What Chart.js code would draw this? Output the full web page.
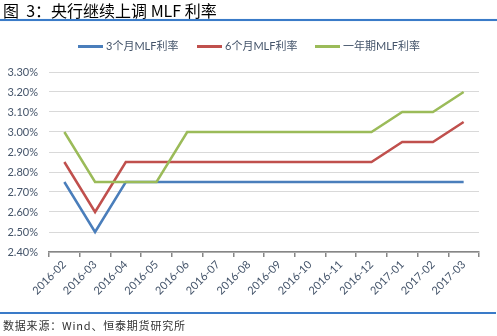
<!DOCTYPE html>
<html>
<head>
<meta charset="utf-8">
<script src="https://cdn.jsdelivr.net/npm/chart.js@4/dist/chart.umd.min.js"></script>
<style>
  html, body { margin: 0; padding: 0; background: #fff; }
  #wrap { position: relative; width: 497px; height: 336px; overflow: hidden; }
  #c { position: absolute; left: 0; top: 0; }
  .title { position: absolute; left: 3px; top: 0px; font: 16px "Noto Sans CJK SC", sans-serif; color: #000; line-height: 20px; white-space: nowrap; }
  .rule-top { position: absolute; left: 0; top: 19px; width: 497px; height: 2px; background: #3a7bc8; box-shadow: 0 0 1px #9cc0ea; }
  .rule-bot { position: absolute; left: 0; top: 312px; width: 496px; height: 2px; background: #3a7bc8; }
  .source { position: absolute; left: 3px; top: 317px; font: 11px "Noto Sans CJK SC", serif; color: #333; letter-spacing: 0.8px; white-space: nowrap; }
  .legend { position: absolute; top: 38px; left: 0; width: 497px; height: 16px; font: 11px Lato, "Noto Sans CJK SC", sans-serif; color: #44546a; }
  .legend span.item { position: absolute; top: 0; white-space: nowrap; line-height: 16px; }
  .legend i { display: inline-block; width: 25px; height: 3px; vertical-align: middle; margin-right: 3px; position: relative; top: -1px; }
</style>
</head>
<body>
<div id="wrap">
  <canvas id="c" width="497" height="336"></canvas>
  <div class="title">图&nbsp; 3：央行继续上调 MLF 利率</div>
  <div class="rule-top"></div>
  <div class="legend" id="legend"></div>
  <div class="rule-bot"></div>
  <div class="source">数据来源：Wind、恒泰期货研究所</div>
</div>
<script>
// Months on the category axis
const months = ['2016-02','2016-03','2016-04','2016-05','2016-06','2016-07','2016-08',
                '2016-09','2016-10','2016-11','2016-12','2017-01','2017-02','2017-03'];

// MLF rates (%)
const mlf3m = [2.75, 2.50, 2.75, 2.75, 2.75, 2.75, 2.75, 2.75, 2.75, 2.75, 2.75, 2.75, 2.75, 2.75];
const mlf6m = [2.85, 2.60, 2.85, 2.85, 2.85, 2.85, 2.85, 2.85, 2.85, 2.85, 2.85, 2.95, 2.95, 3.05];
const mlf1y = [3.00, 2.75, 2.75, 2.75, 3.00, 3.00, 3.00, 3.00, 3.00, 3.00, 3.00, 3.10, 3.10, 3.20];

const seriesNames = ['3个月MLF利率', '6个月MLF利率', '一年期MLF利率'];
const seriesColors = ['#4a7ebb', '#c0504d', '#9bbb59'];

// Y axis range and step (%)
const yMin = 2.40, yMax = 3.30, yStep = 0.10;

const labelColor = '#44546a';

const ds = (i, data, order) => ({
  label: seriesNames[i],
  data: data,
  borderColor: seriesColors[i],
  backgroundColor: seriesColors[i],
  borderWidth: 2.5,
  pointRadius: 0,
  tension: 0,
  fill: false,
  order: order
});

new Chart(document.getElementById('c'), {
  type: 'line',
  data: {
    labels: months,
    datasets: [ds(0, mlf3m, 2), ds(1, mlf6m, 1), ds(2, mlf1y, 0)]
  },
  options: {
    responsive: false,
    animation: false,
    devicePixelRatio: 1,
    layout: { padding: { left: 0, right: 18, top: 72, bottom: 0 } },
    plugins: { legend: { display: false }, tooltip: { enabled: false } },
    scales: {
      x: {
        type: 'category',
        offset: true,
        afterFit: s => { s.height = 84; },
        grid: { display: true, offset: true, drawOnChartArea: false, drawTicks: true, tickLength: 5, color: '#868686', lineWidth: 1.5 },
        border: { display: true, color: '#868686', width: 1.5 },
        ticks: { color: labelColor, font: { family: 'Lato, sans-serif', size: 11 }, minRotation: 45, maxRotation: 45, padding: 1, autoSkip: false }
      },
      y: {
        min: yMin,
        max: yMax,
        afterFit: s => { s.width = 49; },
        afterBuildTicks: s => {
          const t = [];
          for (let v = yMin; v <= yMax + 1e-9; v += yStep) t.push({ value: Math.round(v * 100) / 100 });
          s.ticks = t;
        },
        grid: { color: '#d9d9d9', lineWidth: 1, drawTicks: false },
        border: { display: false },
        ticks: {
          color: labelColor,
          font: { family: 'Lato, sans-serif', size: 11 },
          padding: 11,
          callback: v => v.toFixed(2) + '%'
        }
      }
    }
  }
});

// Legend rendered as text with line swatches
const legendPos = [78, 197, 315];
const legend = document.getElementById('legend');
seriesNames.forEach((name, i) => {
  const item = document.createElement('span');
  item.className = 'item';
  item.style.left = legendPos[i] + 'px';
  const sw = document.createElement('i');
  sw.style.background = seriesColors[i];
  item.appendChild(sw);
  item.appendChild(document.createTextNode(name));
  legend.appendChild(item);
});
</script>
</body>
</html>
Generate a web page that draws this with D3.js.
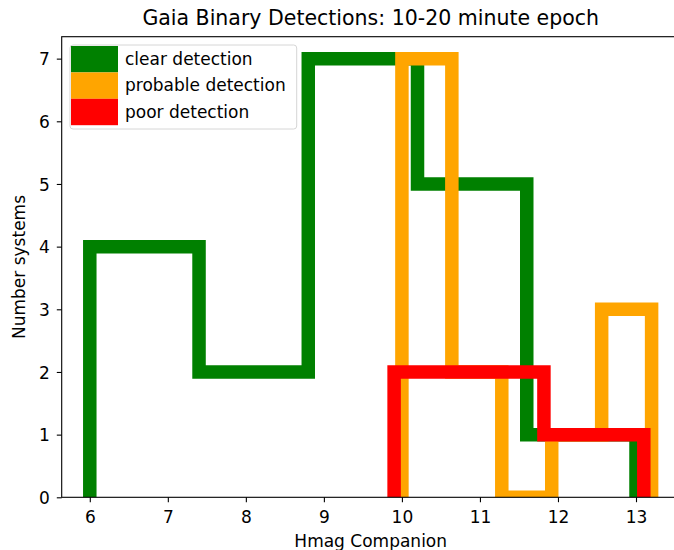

● **Short problem**
Which lines in the listing above hold the word "page"? Show each of them.

● **Finished exercise**
What Chart.js code would draw this? Output the full web page.
Generate a web page that draws this with D3.js.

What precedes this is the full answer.